The businessman's comment that the crisis of Yugoslavia is economic, political and psychological is widespread here--almost a kind of litany. The psychological element, many say, has taken the form of paralysis.
"We talk," said a Yugoslav journalist. "We make oceans of talk, mountains of words, but we actually do nothing."
The journalist was referring specifically to a round of economic measures adopted recently by the Yugoslav Parliament, which, with obvious reluctance, enacted a watered-down package of price increases and price ceilings that the government of Premier Branko Mikulic hopes will placate Yugoslavia's doubtful foreign creditors and curtail an inflation rate now running at 150%.
The price increases included a jump in telephone and postal rates of 33%; electricity, 69%; coal, 62%; rail transport, 61%; petroleum products, 52%; sugar, 62%; cooking oil, 50%; bread, 30%, and milk, 90%. Prices of other goods are to remain frozen at their Oct. 1 levels.
Foreign economic analysts, as well as domestic critics, say the plan will do little to further either of the government's primary goals.

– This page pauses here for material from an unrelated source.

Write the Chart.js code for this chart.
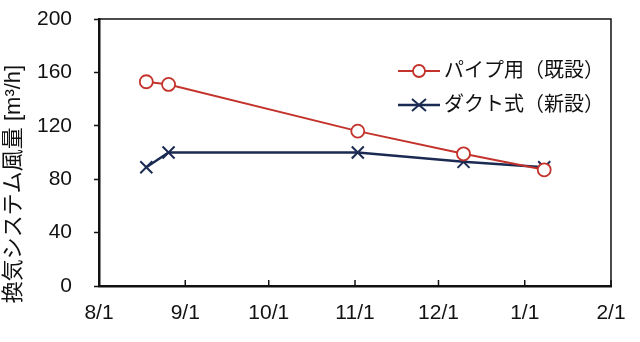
<!DOCTYPE html>
<html>
<head>
<meta charset="utf-8">
<script src="https://cdn.jsdelivr.net/npm/chart.js@4/dist/chart.umd.min.js"></script>
<style>
html,body{margin:0;padding:0;background:#fff;}
#wrap{width:640px;height:342px;position:relative;}
</style>
</head>
<body>
<div id="wrap"><canvas id="c" width="640" height="342"></canvas></div>
<script>
// ---- data ----
const startDate = '2000-08-01';
const tickDates = ['2000-08-01','2000-09-01','2000-10-01','2000-11-01','2000-12-01','2001-01-01','2001-02-01'];
const tickLabels = ['8/1','9/1','10/1','11/1','12/1','1/1','2/1'];
const measureDates = ['2000-08-18','2000-08-26','2000-11-02','2000-12-10','2001-01-08'];
const pipeValues = [153, 151, 116, 99, 87];
const ductValues = [89, 100, 100, 93, 89];
const seriesNames = ['パイプ用（既設）','ダクト式（新設）'];
const yTitle = '換気システム風量 [m³/h]';
const yTicks = [0, 40, 80, 120, 160, 200];

function dayOf(s){ return (Date.parse(s) - Date.parse(startDate)) / 86400000; }
const tickDays = tickDates.map(dayOf);
const measureDays = measureDates.map(dayOf);

const RED = '#c3332b';
const NAVY = '#1b2a52';
const FONT = '"Liberation Sans", Arial, "Noto Sans CJK JP", sans-serif';

const frame = {
  id: 'frame',
  afterDraw(chart){
    const {ctx, chartArea: a, scales} = chart;
    ctx.save();
    ctx.strokeStyle = '#111';
    ctx.lineWidth = 1.5;
    ctx.beginPath();
    ctx.moveTo(a.left, a.top); ctx.lineTo(a.right, a.top); ctx.lineTo(a.right, a.bottom);
    ctx.stroke();
    // inward ticks on x axis
    ctx.lineWidth = 1.5;
    tickDays.forEach(d => {
      const x = scales.x.getPixelForValue(d);
      ctx.beginPath(); ctx.moveTo(x, a.bottom); ctx.lineTo(x, a.bottom - 6); ctx.stroke();
    });
    // y title
    ctx.fillStyle = '#111';
    ctx.font = '22px ' + FONT;
    ctx.translate(14, 184);
    ctx.rotate(-Math.PI/2);
    ctx.textAlign = 'center';
    ctx.textBaseline = 'middle';
    ctx.fillText(yTitle, 0, 0);
    ctx.restore();

    // legend
    ctx.save();
    const rows = [
      {y: 71, color: RED, name: seriesNames[0], type: 'circle'},
      {y: 105, color: NAVY, name: seriesNames[1], type: 'x'}
    ];
    rows.forEach(r => {
      ctx.strokeStyle = r.color;
      ctx.lineWidth = r.type === 'circle' ? 2 : 2.5;
      ctx.beginPath(); ctx.moveTo(398, r.y); ctx.lineTo(440, r.y); ctx.stroke();
      if (r.type === 'circle') {
        ctx.fillStyle = '#fff';
        ctx.lineWidth = 1.8;
        ctx.beginPath(); ctx.arc(419, r.y, 6, 0, Math.PI*2); ctx.fill(); ctx.stroke();
      } else {
        ctx.lineWidth = 2;
        ctx.beginPath();
        ctx.moveTo(412, r.y-6); ctx.lineTo(426, r.y+6);
        ctx.moveTo(412, r.y+6); ctx.lineTo(426, r.y-6);
        ctx.stroke();
      }
      ctx.fillStyle = '#111';
      ctx.font = '20px ' + FONT;
      ctx.textBaseline = 'middle';
      ctx.fillText(r.name, 444, r.y);
    });
    ctx.restore();
  }
};

new Chart(document.getElementById('c'), {
  type: 'line',
  data: {
    datasets: [
      {
        label: seriesNames[0],
        data: measureDays.map((d,i) => ({x: d, y: pipeValues[i]})),
        borderColor: RED, backgroundColor: '#fff',
        borderWidth: 2, pointStyle: 'circle', pointRadius: 6.5,
        pointBorderWidth: 1.8, pointBorderColor: RED, pointBackgroundColor: '#fff',
        tension: 0
      },
      {
        label: seriesNames[1],
        data: measureDays.map((d,i) => ({x: d, y: ductValues[i]})),
        borderColor: NAVY, backgroundColor: NAVY,
        borderWidth: 2.5, pointStyle: 'crossRot', pointRadius: 8.5,
        pointBorderWidth: 2, pointBorderColor: NAVY,
        tension: 0
      }
    ]
  },
  options: {
    responsive: false,
    animation: false,
    layout: {padding: {top: 19, right: 29, left: 0, bottom: 0}},
    plugins: {legend: {display: false}, tooltip: {enabled: false}},
    scales: {
      x: {
        type: 'linear',
        min: tickDays[0], max: tickDays[tickDays.length-1],
        afterBuildTicks(scale){ scale.ticks = tickDays.map(v => ({value: v})); },
        afterFit(scale){ scale.height = 56; scale.paddingLeft = 0; scale.paddingRight = 0; },
        ticks: {
          callback(v){ const i = tickDays.indexOf(v); return i >= 0 ? tickLabels[i] : ''; },
          font: {family: FONT, size: 21}, color: '#111', padding: 15, maxRotation: 0, autoSkip: false
        },
        grid: {display: true, drawOnChartArea: false, drawTicks: false},
        border: {display: true, color: '#111', width: 2.5}
      },
      y: {
        min: 0, max: 200,
        afterBuildTicks(scale){ scale.ticks = yTicks.map(v => ({value: v})); },
        afterFit(scale){ scale.width = 99; scale.paddingTop = 0; scale.paddingBottom = 0; },
        ticks: {font: {family: FONT, size: 21}, color: '#111', padding: 22},
        grid: {display: true, drawOnChartArea: false, drawTicks: true, tickLength: 5, color: '#111', tickWidth: 1.5},
        border: {display: true, color: '#111', width: 2.5}
      }
    }
  },
  plugins: [frame]
});
</script>
</body>
</html>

"This is not going to impress anyone," one Western diplomat commented. Foreign creditors in the West, who believe that fundamental changes are needed if Yugoslavia is to make headway on a $20-billion overseas debt, will be disappointed in a recovery package that does not contain a single measure indicating movement toward a market-oriented economy, the diplomat said.
"All of these measures are simply administrative, bureaucratic controls," the diplomat said, "which indicates that the government isn't willing, or hasn't figured out how, to surrender anything."

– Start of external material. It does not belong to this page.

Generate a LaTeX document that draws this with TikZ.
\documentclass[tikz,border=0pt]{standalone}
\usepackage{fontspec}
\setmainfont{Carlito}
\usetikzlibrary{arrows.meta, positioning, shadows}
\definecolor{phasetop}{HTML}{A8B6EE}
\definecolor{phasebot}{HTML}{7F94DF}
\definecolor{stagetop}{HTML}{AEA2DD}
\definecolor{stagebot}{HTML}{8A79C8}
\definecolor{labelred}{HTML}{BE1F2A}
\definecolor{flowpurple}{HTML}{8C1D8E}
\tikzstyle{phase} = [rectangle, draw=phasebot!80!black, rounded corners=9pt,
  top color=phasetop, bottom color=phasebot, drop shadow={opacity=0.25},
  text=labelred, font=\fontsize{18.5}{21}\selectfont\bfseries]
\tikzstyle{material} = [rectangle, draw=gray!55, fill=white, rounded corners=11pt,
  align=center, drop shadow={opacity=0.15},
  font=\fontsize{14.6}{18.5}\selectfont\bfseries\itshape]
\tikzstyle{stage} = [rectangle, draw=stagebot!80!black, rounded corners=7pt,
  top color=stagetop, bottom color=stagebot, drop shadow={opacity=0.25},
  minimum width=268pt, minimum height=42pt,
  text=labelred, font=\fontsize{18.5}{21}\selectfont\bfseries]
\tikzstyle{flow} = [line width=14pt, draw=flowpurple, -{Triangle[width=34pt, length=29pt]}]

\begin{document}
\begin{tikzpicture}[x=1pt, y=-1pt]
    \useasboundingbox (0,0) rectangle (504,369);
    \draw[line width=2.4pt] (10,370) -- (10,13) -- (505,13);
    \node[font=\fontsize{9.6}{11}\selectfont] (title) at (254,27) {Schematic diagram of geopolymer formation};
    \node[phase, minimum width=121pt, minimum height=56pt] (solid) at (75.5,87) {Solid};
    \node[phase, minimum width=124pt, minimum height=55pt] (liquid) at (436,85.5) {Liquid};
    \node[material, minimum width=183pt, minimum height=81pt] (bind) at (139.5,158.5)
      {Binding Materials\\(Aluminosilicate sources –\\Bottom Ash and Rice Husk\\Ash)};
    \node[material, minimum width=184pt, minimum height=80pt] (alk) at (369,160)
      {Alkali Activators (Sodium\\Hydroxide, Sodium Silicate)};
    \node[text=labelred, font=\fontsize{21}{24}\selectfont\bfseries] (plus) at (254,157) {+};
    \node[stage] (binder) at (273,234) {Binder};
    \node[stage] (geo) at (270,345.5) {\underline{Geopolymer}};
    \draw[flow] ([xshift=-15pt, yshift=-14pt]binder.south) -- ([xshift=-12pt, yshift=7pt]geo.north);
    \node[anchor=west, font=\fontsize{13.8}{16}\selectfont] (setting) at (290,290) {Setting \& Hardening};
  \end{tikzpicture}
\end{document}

On Nov. 18, more street protests broke out in Skopje, the capital of Macedonia, Yugoslavia's poorest region. According to witnesses, about 1,000 aluminum plant workers marched on the regional Parliament and met with plant authorities, demanding a pay increase similar to one granted to steel foundry workers after they demonstrated. Official sources later said the aluminium workers won substantial raises.

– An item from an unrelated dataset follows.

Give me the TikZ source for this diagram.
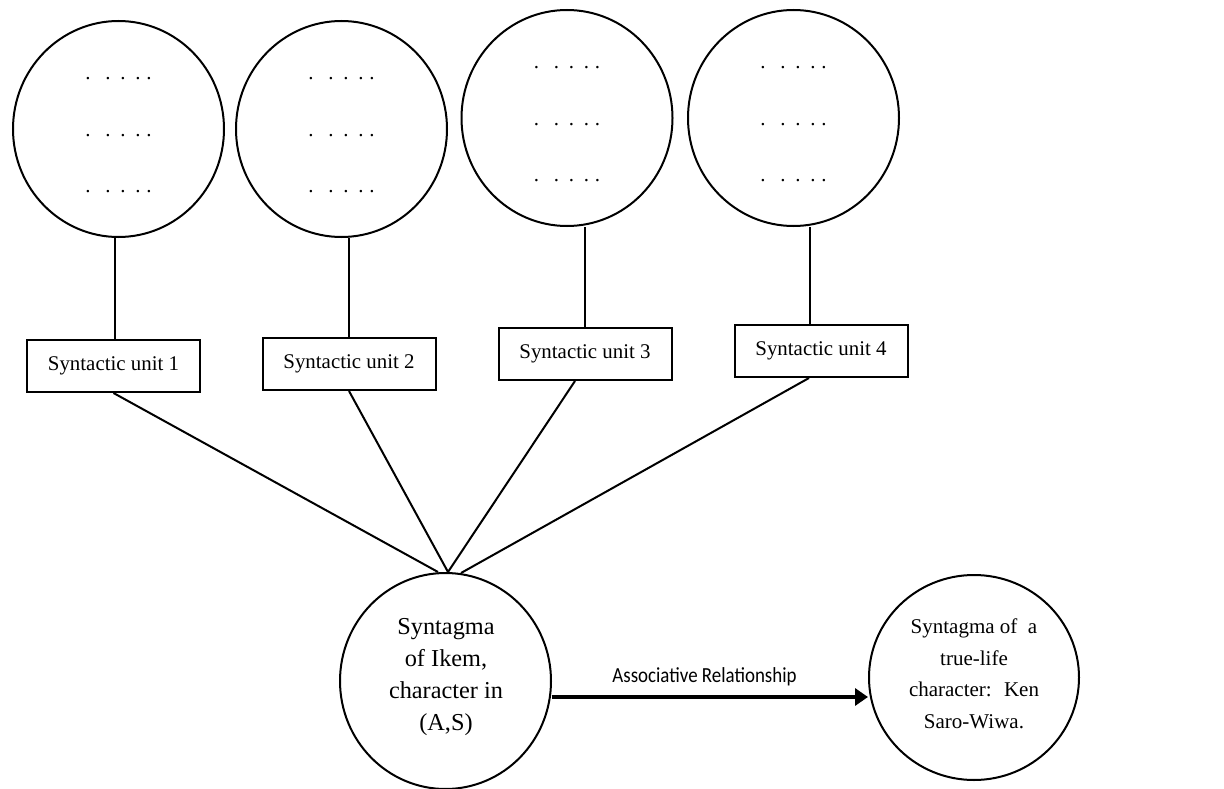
\documentclass[tikz,border=0pt]{standalone}
\usepackage{fontspec}
\setmainfont{Liberation Serif}
\newfontfamily\calib[FakeStretch=0.88]{Carlito}
\usetikzlibrary{shapes.geometric,arrows.meta}
\tikzset{
  ring/.style={draw, ellipse, line width=2pt, minimum width=211pt, minimum height=216pt, inner sep=0pt},
  unitbox/.style={draw, rectangle, line width=2pt, minimum width=173pt, minimum height=52pt, inner sep=0pt, font=\fontsize{20.9}{25}\selectfont},
  dots/.style={anchor=base, inner sep=0pt, font=\fontsize{20.9}{25}\selectfont},
  link/.style={line width=2pt},
  bigtext/.style={align=center, inner sep=0pt, font=\fontsize{24.3}{31.7}\selectfont},
  kentext/.style={align=center, inner sep=0pt, font=\fontsize{21}{31.5}\selectfont},
  arr/.style={line width=3.5pt, -{Triangle[length=13pt,width=17pt]}}
}
\newcommand{\dotrow}{.\hspace{14.8pt}.\hspace{9.8pt}.\hspace{9.8pt}.\hspace{5.8pt}.}
\begin{document}
\begin{tikzpicture}[x=1pt,y=-1pt]
\useasboundingbox (0,0) rectangle (1224,789);
% top circles
\node[ring] (c1) at (118.5,129) {};
\node[ring] (c2) at (341.5,129) {};
\node[ring] (c3) at (567,118) {};
\node[ring] (c4) at (793.5,118) {};
% dots
\foreach \c/\x/\y in {1/118.5/129, 2/341.5/129, 3/567/118, 4/793.5/118}{
  \node[dots] (d\c a) at (\x,\y-49) {\dotrow};
  \node[dots] (d\c b) at (\x,\y+8) {\dotrow};
  \node[dots] (d\c c) at (\x,\y+64) {\dotrow};
}
% boxes
\node[unitbox] (b1) at (113.5,366) {Syntactic unit 1};
\node[unitbox] (b2) at (349,364) {Syntactic unit 2};
\node[unitbox] (b3) at (585,354) {Syntactic unit 3};
\node[unitbox] (b4) at (821,351) {Syntactic unit 4};
% vertical links
\draw[link] ([xshift=1.5pt]b1.north) -- ([xshift=1.5pt]b1.north |- c1.south);
\draw[link] (b2.north) -- (b2.north |- c2.south);
\draw[link] ([xshift=-0.5pt]b3.north) -- ([xshift=-0.5pt]b3.north |- c3.south);
\draw[link] ([xshift=-11.5pt]b4.north) -- ([xshift=-11.5pt]b4.north |- c4.south);
% Ikem circle
\node[draw, ellipse, line width=2pt, minimum width=211pt, minimum height=216pt, inner sep=0pt] (ik) at (445.5,681) {};
\node[bigtext, anchor=base] (ikt) at (446,730) {Syntagma\\of Ikem,\\character in\\(A,S)};
% Ken Saro-Wiwa ellipse
\node[draw, ellipse, line width=2pt, minimum width=210pt, minimum height=205pt, inner sep=0pt] (ks) at (974,677.5) {};
\node[kentext, anchor=base] (kst) at (974,728) {Syntagma of~ a\\true-life\\character:~ Ken\\Saro-Wiwa.};
% diagonal links
\draw[link] (b1.south) -- ([xshift=-7.5pt]ik.north);
\draw[link] (b2.south) -- ([xshift=2.5pt]ik.north);
\draw[link] ([xshift=-10pt]b3.south) -- ([xshift=2.5pt]ik.north);
\draw[link] ([xshift=-12pt]b4.south) -- ([xshift=15.5pt,yshift=-1pt]ik.north);
% arrow
\draw[arr] ([yshift=-16pt]ik.east) -- ([yshift=-16pt]ik.east -| ks.west);
\node[font=\calib\fontsize{21.5}{25}\selectfont, inner sep=0pt, anchor=base] (lab) at (704.5,682) {Associative Relationship};
\end{tikzpicture}
\end{document}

Belgrade newspapers said at least five more strikes were staged in Macedonia and Montenegro and at coal mines in Yugoslavia's richest republic, Slovenia. Some papers said 650 workers at the Navip soft drink factory in Zemun, a Belgrade suburb, went on strike demanding wage increases and the dismissal of management.
Many of the government's critics--and they are plentiful here these days--believe that the real problem is that the government has not figured out how to make the changes. Given the fractured system of authority in the country, the problem is understandably difficult.
Yugoslavia, a nation of nearly 20 million, is made up of six independent republics and two autonomous provinces, any one of which can veto legislative action. It is a socialist system dominated by the Communist Party in which the richest republics, such as Slovenia and Croatia in the north, have little in common with the poorest of the south, such as Montenegro or the province of Kosovo, where the annual per capita income (about $450) is less than a tenth that of Slovenia's.
It was Josip Broz Tito, founder of the modern Yugoslav state, who held the country together, as many say, "by sheer force of personality" until his death in 1980. It was also Tito who devised the present political system, with its cumbersome Federal Executive Council and rotating presidency. Although Tito's invention did succeed in preventing domination by any one region or nationality, it has also rendered the country especially resistant to change. Tito's legacy also virtually ensured that no single strong leader could emerge from the morass of Balkan politics to provide a cohesive vision in times of crisis.